Direct indictment after trial begins a 'rare move,' says criminal lawyer – Saskatoon StarPhoenix

Criminal lawyer Adam Weisberg said the defence could argue there was an abuse of process or that starting over would affect their client’s right to a timely trial.

The federal Crown’s decision to stay charges against two men whose fentanyl-trafficking trial was underway in Saskatoon provincial court — and restart the trial in a higher court — is something Adam Weisberg has never encountered.

“This would definitely be what I would consider a rare move,” said Weisberg, a criminal lawyer and director of the Criminal Lawyers’ Association for the Toronto area.

Shervin Dass Beeharry and Japmanjot Grewal are accused of selling fentanyl-laced cocaine connected with seven overdoses in Saskatoon last March. Their high-profile provincial court trial heard charter applications in April and had been scheduled to resume Wednesday.

In a decision the mens’ lawyers said took them by surprise, the federal Crown stayed the drug charges on Wednesday and filed a direct indictment on similar charges. When the Crown directs an indictment, they have received permission, either from the deputy attorney general or attorney general, to proceed directly to trial at the superior Queen’s Bench level without having a preliminary hearing.

Direct indictments can be requested for several reasons, depending on the nature of the evidence.
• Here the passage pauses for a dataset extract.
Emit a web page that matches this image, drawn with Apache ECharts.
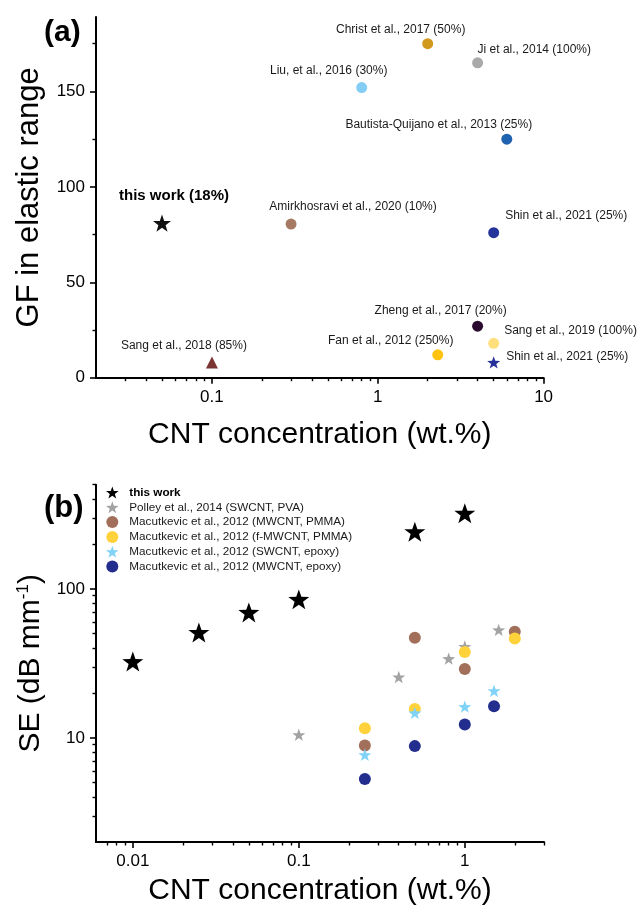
<!DOCTYPE html>
<html><head><meta charset="utf-8">
<script src="https://cdn.jsdelivr.net/npm/echarts@6/dist/echarts.min.js"></script>
<style>html,body{margin:0;padding:0;background:#fff}#c{width:640px;height:907px}</style>
</head><body><div id="c"></div>
<script>
// ---------- Panel (a): GF vs CNT concentration ----------
const gfNames = ['Christ et al., 2017 (50%)', 'Ji et al., 2014 (100%)', 'Liu, et al., 2016 (30%)',
  'Bautista-Quijano et al., 2013 (25%)', 'this work (18%)', 'Amirkhosravi et al., 2020 (10%)',
  'Shin et al., 2021 (25%)', 'Zheng et al., 2017 (20%)', 'Sang et al., 2019 (100%)',
  'Fan et al., 2012 (250%)', 'Shin et al., 2021 (25%)', 'Sang et al., 2018 (85%)'];
const gfConc  = [2.0, 4.0, 0.8, 6.0, 0.05, 0.3, 5.0, 4.0, 5.0, 2.3, 5.0, 0.1];
const gfValue = [175, 165, 152, 125, 81, 80.5, 76, 27, 18, 12, 8, 8];

// ---------- Panel (b): SE vs CNT concentration ----------
const seNames = ['this work', 'Polley et al., 2014 (SWCNT, PVA)', 'Macutkevic et al., 2012 (MWCNT, PMMA)',
  'Macutkevic et al., 2012 (f-MWCNT, PMMA)', 'Macutkevic et al., 2012 (SWCNT, epoxy)',
  'Macutkevic et al., 2012 (MWCNT, epoxy)'];
const thisWorkConc = [0.01, 0.025, 0.05, 0.1, 0.5, 1.0];
const thisWorkSE   = [32.5, 51, 69.5, 85, 242, 322];
const polleyConc   = [0.1, 0.4, 0.8, 1.0, 1.6];
const polleySE     = [10.5, 25.6, 34, 41, 53];
const mwPmmaConc   = [0.25, 0.5, 1.0, 2.0];
const mwPmmaSE     = [8.9, 47, 29, 51.5];
const fmwPmmaConc  = [0.25, 0.5, 1.0, 2.0];
const fmwPmmaSE    = [11.6, 15.6, 37.7, 46.5];
const swEpoxyConc  = [0.25, 0.5, 1.0, 1.5];
const swEpoxySE    = [7.7, 14.7, 16.2, 20.7];
const mwEpoxyConc  = [0.25, 0.5, 1.0, 1.5];
const mwEpoxySE    = [5.3, 8.8, 12.3, 16.3];

// ---------- Axes: ranges and tick labels ----------
const aXRange = [0.02, 10];
const aYRange = [0, 189];
const bXRange = [0.006, 3];
const bYRange = [2, 500];
const aXTicks = [0.1, 1, 10];      const aXTickLabels = ['0.1', '1', '10'];
const aYTicks = [0, 50, 100, 150]; const aYTickLabels = ['0', '50', '100', '150'];
const aYMinor = [25, 75, 125, 175];
const bXTicks = [0.01, 0.1, 1];    const bXTickLabels = ['0.01', '0.1', '1'];
const bYTicks = [10, 100];         const bYTickLabels = ['10', '100'];

// ---------- styles ----------
const FONT = "'Liberation Sans', Arial, sans-serif";
const STAR = 'path://M50,0L61.76,33.82L97.55,34.55L69.02,56.18L79.39,90.45L50,70L20.61,90.45L30.98,56.18L2.45,34.55L38.24,33.82Z';
const gfColors  = ['#D19A1E', '#A9A9A9', '#84CDF5', '#1F62B0', '#111111', '#A67A62', '#25349A', '#2B0B30', '#FFE07C', '#FFC20E', '#26309A', '#7B3434'];
const gfSymbols = ['circle', 'circle', 'circle', 'circle', STAR, 'circle', 'circle', 'circle', 'circle', 'circle', STAR, 'triangle'];
const gfSizes   = [11, 11, 11, 11, 18, 11, 11, 11, 11, 11, 13, 12];
// label placement relative to each point centre: [align, dx, dy]
const gfLabelPlace = [['center', -27, -14], ['left', 0, -13.5], ['center', -33, -17], ['center', -68, -14.5],
  ['center', 12, -27], ['center', 62, -17.5], ['left', 11.5, -16.5], ['center', -37, -15.5],
  ['left', 10.5, -12.5], ['center', -47, -14.5], ['left', 12.5, -5.5], ['center', -28, -16.5]];
const seColors  = ['#000000', '#A3A3A3', '#A2705A', '#FFD23C', '#80D3F7', '#232D8E'];
const seSymbols = [STAR, STAR, 'circle', 'circle', STAR, 'circle'];
const seSizes   = [21, 13, 12, 12, 13, 12];

const L10 = Math.log10;
function minorTicks(lo, hi) {
  const out = [];
  for (let d = Math.floor(L10(lo)); d <= Math.ceil(L10(hi)); d++) {
    for (let k = 2; k <= 9; k++) {
      const v = k * Math.pow(10, d);
      if (v > lo * 1.0001 && v <= hi * 1.0001) out.push(L10(v));
    }
  }
  return out;
}
function fmt(ticks, labels, isLog) {
  return function (v) {
    for (let i = 0; i < ticks.length; i++) {
      const t = isLog ? L10(ticks[i]) : ticks[i];
      if (Math.abs(t - v) < 1e-6) return labels[i];
    }
    return '';
  };
}
function mainAxis(grid, range, ticks, labels, isLog, name, nameGap, nameStyle) {
  const vals = isLog ? ticks.map(L10) : ticks.slice();
  return {
    type: 'value', gridIndex: grid,
    min: isLog ? L10(range[0]) : range[0], max: isLog ? L10(range[1]) : range[1],
    axisLine: { show: true, onZero: false, lineStyle: { color: '#000', width: 2 } },
    axisTick: { show: true, inside: false, length: 6, lineStyle: { color: '#000', width: 1.6 }, customValues: vals },
    axisLabel: { show: true, customValues: vals, formatter: fmt(ticks, labels, isLog), margin: 11,
      fontSize: 17, color: '#000', fontFamily: FONT },
    splitLine: { show: false },
    name: name, nameLocation: 'middle', nameGap: nameGap, nameTextStyle: nameStyle
  };
}
function minorAxis(grid, range, vals, isLog, pos) {
  return {
    type: 'value', gridIndex: grid, position: pos, offset: 0,
    min: isLog ? L10(range[0]) : range[0], max: isLog ? L10(range[1]) : range[1],
    axisLine: { show: false, onZero: false },
    axisTick: { show: true, inside: false, length: 3.5, lineStyle: { color: '#000', width: 1.4 }, customValues: vals },
    axisLabel: { show: false }, splitLine: { show: false }
  };
}
const titleStyle = { fontSize: 30, color: '#000', fontFamily: FONT };

const xAxes = [
  mainAxis(0, aXRange, aXTicks, aXTickLabels, true, 'CNT concentration (wt.%)', 42, titleStyle),
  mainAxis(1, bXRange, bXTicks, bXTickLabels, true, 'CNT concentration (wt.%)', 34, titleStyle),
  minorAxis(0, aXRange, minorTicks(aXRange[0], aXRange[1]), true, 'bottom'),
  minorAxis(1, bXRange, minorTicks(bXRange[0], bXRange[1]), true, 'bottom')
];
const yAxes = [
  mainAxis(0, aYRange, aYTicks, aYTickLabels, false, 'GF in elastic range', 51, { fontSize: 31, color: '#000', fontFamily: FONT }),
  mainAxis(1, bYRange, bYTicks, bYTickLabels, true, '{a|SE (dB mm}{s|-1}{a|)}', 41, {
    rich: { a: { fontSize: 30, color: '#000', fontFamily: FONT, lineHeight: 32 },
            s: { fontSize: 17, color: '#000', fontFamily: FONT, verticalAlign: 'top', lineHeight: 32 } } }),
  minorAxis(0, aYRange, aYMinor, false, 'left'),
  minorAxis(1, bYRange, minorTicks(bYRange[0] * 1.2, bYRange[1]), true, 'left')
];

const gfData = gfNames.map((n, i) => {
  const p = gfLabelPlace[i];
  const bold = (i === 4);
  return {
    name: n, value: [L10(gfConc[i]), gfValue[i]],
    symbol: gfSymbols[i], symbolSize: gfSizes[i], symbolKeepAspect: true,
    itemStyle: { color: gfColors[i], opacity: 1 },
    label: { show: true, position: 'inside', formatter: n, align: p[0], verticalAlign: 'middle',
      offset: [p[1], p[2]], fontSize: bold ? 15 : 12, fontWeight: bold ? 'bold' : 'normal',
      color: bold ? '#000' : '#1a1a1a', fontFamily: FONT }
  };
});

const seConc = [thisWorkConc, polleyConc, mwPmmaConc, fmwPmmaConc, swEpoxyConc, mwEpoxyConc];
const seVals = [thisWorkSE, polleySE, mwPmmaSE, fmwPmmaSE, swEpoxySE, mwEpoxySE];
const seSeries = seNames.map((n, s) => ({
  type: 'scatter', name: n, xAxisIndex: 1, yAxisIndex: 1,
  symbol: seSymbols[s], symbolSize: seSizes[s], symbolKeepAspect: true,
  itemStyle: { color: seColors[s], opacity: 1 },
  emphasis: { disabled: true },
  data: seConc[s].map((c, i) => [L10(c), L10(seVals[s][i])])
}));

const chart = echarts.init(document.getElementById('c'), null, { renderer: 'canvas' });
chart.setOption({
  animation: false,
  backgroundColor: '#fff',
  title: [
    { text: '(a)', left: 44, top: 18, padding: 0, textStyle: { fontSize: 30, fontWeight: 'bold', color: '#000', fontFamily: FONT } },
    { text: '(b)', left: 44, top: 493, padding: 0, textStyle: { fontSize: 31, fontWeight: 'bold', color: '#000', fontFamily: FONT } }
  ],
  grid: [
    { left: 96, top: 17, width: 447.6, height: 360.7, containLabel: false },
    { left: 96, top: 484.7, width: 448, height: 358.9, containLabel: false }
  ],
  xAxis: xAxes,
  yAxis: yAxes,
  legend: {
    orient: 'vertical', left: 106, top: 486.5, padding: 0, itemWidth: 16, itemHeight: 12, itemGap: 2.8,
    textStyle: { fontSize: 11.7, color: '#1a1a1a', fontFamily: FONT, padding: [0, 0, 0, 4] },
    data: seNames.map((n, i) => i === 0 ? { name: n, textStyle: { fontWeight: 'bold', color: '#000' } } : { name: n })
  },
  series: [{
    type: 'scatter', name: 'GF', xAxisIndex: 0, yAxisIndex: 0, data: gfData,
    itemStyle: { opacity: 1 }, emphasis: { disabled: true }
  }].concat(seSeries)
});
</script></body></html>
They often occur in situations with multiple co-accused, where the Crown is concerned with running into delay issues, Weisberg said.

He said the federal Crown’s reasoning appears to be lawful. The Crown said that new evidence led to a direct indictment against a third man whose charges were initially withdrawn, and that directing an indictment against Grewal and Beeharry was the most efficient way to try the men together.

What’s rare is that it was done after a provincial court trial began, Weisberg said.

He pointed to two cases out of British Columbia. One judge determined a direct indictment could be sought as long as a verdict had not been rendered, while the judge in the other case said he was not persuaded that it could happen once a trial has commenced.

“On my reading of the Criminal Code, the Crown has a strong argument that they would be permitted to direct an indictment prior to a verdict being rendered,” Weisberg said.

He said the defence would have an argument if they could prove there was an abuse of process or that starting over would affect their client’s right to a timely trial.

“If (the Crown) had known this information for awhile, and sat on it and then decided to prefer an indictment last-minute, that would be something that would count against the prosecution if they didn’t make decisions in a timely way to respect the accused person’s right to a trial without unreasonable delay,” Weisberg said.

In an interview on Tuesday, Beeharry’s lawyer Brian Pfefferle said the once-rare direct indictment is becoming more “commonplace.” Weisberg said he’s noticed an increase ever since the Jordan decision ruled that Queen’s Bench matters must conclude within 30 months of charges being laid.

More direct indictments mean less preliminary hearings. Weisberg said this becomes problematic when cases that could have been resolved through a preliminary hearing proceed to trial instead.